┏━━

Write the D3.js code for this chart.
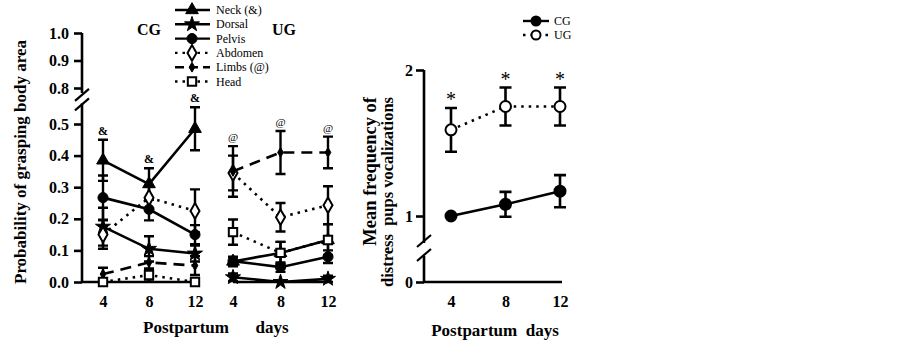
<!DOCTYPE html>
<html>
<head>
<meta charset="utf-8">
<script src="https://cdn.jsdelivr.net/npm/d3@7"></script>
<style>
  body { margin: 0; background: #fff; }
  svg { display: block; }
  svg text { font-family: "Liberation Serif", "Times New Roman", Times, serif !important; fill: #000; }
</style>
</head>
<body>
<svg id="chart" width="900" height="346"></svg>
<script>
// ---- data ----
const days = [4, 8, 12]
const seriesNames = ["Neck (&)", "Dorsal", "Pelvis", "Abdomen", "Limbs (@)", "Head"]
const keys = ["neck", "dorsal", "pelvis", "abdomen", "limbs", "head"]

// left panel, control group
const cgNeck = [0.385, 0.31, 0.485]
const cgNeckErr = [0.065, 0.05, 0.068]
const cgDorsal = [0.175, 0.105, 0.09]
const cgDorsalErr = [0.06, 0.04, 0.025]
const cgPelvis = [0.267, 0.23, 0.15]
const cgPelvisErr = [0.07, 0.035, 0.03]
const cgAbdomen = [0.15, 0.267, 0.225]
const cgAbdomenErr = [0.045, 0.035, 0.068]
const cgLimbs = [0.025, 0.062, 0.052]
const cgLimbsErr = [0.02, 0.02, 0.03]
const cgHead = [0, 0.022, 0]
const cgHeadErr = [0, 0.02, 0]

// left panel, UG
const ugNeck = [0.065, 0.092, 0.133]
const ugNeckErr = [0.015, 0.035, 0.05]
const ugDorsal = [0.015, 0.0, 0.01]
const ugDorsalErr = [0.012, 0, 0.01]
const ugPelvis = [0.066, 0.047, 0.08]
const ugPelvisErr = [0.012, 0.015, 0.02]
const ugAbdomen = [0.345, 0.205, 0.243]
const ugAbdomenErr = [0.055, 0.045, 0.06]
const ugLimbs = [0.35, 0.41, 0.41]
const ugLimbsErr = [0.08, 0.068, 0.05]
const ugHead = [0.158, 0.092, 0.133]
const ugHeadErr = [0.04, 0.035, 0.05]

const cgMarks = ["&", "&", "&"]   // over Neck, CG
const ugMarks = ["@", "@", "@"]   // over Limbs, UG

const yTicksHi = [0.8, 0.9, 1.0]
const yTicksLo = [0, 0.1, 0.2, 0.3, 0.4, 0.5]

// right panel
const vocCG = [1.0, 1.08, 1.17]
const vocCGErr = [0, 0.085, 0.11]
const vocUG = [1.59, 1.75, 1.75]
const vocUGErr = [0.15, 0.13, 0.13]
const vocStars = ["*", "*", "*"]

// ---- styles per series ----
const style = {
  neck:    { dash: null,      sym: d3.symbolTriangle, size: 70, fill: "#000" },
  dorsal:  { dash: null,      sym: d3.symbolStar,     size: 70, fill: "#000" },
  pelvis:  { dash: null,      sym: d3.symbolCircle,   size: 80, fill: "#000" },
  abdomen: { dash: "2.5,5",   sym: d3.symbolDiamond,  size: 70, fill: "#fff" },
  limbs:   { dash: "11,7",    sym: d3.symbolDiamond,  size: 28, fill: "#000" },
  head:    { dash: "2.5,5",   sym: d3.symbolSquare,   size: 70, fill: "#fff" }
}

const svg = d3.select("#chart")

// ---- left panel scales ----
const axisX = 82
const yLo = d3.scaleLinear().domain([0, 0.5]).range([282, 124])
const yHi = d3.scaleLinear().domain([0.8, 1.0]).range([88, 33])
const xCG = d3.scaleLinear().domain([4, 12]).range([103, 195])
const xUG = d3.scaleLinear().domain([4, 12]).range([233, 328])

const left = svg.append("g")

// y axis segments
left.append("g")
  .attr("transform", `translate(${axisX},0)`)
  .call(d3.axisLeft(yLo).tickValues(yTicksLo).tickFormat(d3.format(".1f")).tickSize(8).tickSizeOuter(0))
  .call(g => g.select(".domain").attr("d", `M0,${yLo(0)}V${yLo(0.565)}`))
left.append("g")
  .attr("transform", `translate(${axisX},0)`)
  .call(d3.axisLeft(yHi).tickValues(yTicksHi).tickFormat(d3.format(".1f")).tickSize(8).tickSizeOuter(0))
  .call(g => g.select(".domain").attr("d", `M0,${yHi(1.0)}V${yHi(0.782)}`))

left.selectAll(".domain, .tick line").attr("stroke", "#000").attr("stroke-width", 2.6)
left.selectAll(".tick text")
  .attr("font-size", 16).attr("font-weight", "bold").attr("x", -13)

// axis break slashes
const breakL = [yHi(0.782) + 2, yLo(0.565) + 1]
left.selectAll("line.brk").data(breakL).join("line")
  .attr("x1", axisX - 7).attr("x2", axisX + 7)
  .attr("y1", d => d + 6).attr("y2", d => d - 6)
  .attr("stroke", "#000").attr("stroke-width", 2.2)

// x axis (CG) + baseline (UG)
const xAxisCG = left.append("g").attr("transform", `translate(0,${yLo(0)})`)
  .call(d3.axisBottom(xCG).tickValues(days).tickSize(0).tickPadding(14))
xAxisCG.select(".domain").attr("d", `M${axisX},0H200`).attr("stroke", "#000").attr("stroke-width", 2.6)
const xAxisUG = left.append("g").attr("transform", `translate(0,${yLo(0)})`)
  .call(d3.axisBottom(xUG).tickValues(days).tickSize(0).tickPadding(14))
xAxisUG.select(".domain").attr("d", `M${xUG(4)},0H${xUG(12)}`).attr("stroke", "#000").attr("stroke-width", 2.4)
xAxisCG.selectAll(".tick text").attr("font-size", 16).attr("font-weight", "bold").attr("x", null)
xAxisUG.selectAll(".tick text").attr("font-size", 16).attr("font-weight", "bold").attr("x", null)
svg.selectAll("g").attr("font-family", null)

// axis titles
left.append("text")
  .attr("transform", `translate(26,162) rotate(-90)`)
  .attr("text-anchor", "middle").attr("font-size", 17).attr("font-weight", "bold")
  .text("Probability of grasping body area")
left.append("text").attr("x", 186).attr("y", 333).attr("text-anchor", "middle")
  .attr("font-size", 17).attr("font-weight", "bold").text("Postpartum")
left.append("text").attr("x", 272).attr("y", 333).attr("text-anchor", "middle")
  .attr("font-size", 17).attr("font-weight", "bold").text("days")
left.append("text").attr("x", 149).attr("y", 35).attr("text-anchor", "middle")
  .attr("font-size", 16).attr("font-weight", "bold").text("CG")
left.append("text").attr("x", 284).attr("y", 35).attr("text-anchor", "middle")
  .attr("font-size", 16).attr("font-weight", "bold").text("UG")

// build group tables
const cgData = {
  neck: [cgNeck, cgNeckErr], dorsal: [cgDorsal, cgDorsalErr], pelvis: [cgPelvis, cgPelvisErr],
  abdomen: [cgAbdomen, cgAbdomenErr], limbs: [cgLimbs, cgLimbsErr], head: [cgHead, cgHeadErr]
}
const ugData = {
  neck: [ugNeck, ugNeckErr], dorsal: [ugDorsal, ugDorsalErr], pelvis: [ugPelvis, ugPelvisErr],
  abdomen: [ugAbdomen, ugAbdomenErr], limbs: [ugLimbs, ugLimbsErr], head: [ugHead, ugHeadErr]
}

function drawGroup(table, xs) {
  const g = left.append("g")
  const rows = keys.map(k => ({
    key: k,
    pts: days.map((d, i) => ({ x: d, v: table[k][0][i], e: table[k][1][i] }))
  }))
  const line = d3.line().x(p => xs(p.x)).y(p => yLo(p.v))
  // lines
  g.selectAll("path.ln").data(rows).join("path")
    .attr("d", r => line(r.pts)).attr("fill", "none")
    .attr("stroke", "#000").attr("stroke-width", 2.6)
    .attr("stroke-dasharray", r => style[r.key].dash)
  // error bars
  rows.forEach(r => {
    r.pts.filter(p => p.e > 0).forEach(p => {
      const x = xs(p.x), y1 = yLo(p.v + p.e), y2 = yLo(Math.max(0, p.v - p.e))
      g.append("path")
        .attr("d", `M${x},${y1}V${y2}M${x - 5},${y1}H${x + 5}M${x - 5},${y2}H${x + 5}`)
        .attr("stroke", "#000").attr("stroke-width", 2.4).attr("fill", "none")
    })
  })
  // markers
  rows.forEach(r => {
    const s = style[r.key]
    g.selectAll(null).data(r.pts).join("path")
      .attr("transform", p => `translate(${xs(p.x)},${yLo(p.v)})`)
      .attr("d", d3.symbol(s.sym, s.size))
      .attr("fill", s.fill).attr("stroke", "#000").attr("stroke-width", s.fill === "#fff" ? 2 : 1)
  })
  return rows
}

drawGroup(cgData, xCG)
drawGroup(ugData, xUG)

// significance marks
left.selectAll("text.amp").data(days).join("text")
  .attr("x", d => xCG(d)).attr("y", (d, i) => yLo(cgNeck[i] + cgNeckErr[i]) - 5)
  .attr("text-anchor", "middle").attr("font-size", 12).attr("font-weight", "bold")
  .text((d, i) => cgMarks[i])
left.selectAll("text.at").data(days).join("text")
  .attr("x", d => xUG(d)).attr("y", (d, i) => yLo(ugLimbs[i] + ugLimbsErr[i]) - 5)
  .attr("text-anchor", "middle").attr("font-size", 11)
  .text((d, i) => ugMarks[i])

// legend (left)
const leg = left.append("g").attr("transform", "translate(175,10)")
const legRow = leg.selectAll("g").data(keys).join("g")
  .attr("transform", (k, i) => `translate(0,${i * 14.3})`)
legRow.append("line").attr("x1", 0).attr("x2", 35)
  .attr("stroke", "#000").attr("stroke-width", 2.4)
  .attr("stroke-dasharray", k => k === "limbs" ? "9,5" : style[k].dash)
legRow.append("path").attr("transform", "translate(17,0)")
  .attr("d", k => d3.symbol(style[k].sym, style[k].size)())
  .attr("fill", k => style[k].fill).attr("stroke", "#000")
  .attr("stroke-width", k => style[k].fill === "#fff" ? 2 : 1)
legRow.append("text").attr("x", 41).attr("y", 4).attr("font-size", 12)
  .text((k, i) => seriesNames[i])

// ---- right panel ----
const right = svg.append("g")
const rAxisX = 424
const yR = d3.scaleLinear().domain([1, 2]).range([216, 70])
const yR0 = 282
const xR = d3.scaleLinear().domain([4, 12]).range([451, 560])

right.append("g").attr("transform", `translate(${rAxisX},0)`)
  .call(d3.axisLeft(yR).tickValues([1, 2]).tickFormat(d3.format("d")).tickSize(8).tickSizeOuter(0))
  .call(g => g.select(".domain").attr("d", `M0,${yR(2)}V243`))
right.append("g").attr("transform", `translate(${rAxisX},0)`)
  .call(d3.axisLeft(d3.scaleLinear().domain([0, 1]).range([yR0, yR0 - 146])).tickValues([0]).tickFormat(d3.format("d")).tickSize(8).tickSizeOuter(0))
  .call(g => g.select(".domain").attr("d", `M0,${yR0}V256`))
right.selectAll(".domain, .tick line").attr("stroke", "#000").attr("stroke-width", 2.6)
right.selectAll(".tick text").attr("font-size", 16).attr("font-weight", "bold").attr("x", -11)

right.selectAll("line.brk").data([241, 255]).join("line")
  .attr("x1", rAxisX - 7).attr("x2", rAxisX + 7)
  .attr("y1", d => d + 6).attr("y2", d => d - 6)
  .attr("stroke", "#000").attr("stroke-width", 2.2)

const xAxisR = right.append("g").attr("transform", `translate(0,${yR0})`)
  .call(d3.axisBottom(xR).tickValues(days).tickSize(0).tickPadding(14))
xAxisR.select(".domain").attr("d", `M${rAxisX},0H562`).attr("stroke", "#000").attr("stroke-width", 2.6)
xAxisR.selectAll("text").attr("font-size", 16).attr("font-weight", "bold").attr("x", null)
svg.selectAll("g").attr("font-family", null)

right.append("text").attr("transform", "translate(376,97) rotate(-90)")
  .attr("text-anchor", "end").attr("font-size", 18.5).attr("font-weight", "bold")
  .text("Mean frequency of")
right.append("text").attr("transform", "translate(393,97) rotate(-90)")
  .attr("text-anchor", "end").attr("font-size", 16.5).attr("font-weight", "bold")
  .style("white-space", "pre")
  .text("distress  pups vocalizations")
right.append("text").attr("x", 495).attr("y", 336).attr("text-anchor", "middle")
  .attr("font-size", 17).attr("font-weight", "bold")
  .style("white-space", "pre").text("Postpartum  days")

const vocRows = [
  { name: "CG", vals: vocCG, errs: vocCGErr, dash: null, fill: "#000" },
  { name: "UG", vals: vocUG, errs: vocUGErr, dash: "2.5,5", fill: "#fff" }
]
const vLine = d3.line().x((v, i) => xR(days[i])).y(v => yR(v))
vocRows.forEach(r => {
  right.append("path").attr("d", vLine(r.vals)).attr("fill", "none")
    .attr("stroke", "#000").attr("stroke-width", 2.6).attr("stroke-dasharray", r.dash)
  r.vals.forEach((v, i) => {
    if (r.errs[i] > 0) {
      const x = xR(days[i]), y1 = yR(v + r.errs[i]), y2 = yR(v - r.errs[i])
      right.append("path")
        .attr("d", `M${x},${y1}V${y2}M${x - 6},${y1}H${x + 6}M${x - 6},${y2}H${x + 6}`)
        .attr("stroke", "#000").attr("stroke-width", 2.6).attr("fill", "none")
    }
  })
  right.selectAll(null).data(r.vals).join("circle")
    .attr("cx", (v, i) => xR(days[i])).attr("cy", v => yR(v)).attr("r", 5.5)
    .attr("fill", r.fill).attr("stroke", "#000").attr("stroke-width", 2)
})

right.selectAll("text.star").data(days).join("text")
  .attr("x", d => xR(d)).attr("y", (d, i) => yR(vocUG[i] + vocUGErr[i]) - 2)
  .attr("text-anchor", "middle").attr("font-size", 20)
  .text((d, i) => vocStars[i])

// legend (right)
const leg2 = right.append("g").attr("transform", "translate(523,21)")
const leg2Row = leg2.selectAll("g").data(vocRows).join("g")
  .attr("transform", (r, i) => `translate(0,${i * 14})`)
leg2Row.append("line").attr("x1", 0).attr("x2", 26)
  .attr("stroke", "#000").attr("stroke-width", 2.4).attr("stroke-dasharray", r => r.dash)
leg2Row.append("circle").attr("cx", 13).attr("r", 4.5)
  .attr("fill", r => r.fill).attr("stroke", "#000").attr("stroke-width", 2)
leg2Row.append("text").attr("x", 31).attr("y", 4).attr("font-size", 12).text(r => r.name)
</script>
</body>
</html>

┗━━

REQUIRED WORK -> Leave out any pictures and return exactly the lines from the beginning of the data through the line with "const cgHeadErr = [0, 0.02, 0]", inclusive.

RESPONSE TO THE EXERCISE ->
Write the D3.js code for this chart.
<!DOCTYPE html>
<html>
<head>
<meta charset="utf-8">
<script src="https://cdn.jsdelivr.net/npm/d3@7"></script>
<style>
  body { margin: 0; background: #fff; }
  svg { display: block; }
  svg text { font-family: "Liberation Serif", "Times New Roman", Times, serif !important; fill: #000; }
</style>
</head>
<body>
<svg id="chart" width="900" height="346"></svg>
<script>
// ---- data ----
const days = [4, 8, 12]
const seriesNames = ["Neck (&)", "Dorsal", "Pelvis", "Abdomen", "Limbs (@)", "Head"]
const keys = ["neck", "dorsal", "pelvis", "abdomen", "limbs", "head"]

// left panel, control group
const cgNeck = [0.385, 0.31, 0.485]
const cgNeckErr = [0.065, 0.05, 0.068]
const cgDorsal = [0.175, 0.105, 0.09]
const cgDorsalErr = [0.06, 0.04, 0.025]
const cgPelvis = [0.267, 0.23, 0.15]
const cgPelvisErr = [0.07, 0.035, 0.03]
const cgAbdomen = [0.15, 0.267, 0.225]
const cgAbdomenErr = [0.045, 0.035, 0.068]
const cgLimbs = [0.025, 0.062, 0.052]
const cgLimbsErr = [0.02, 0.02, 0.03]
const cgHead = [0, 0.022, 0]
const cgHeadErr = [0, 0.02, 0]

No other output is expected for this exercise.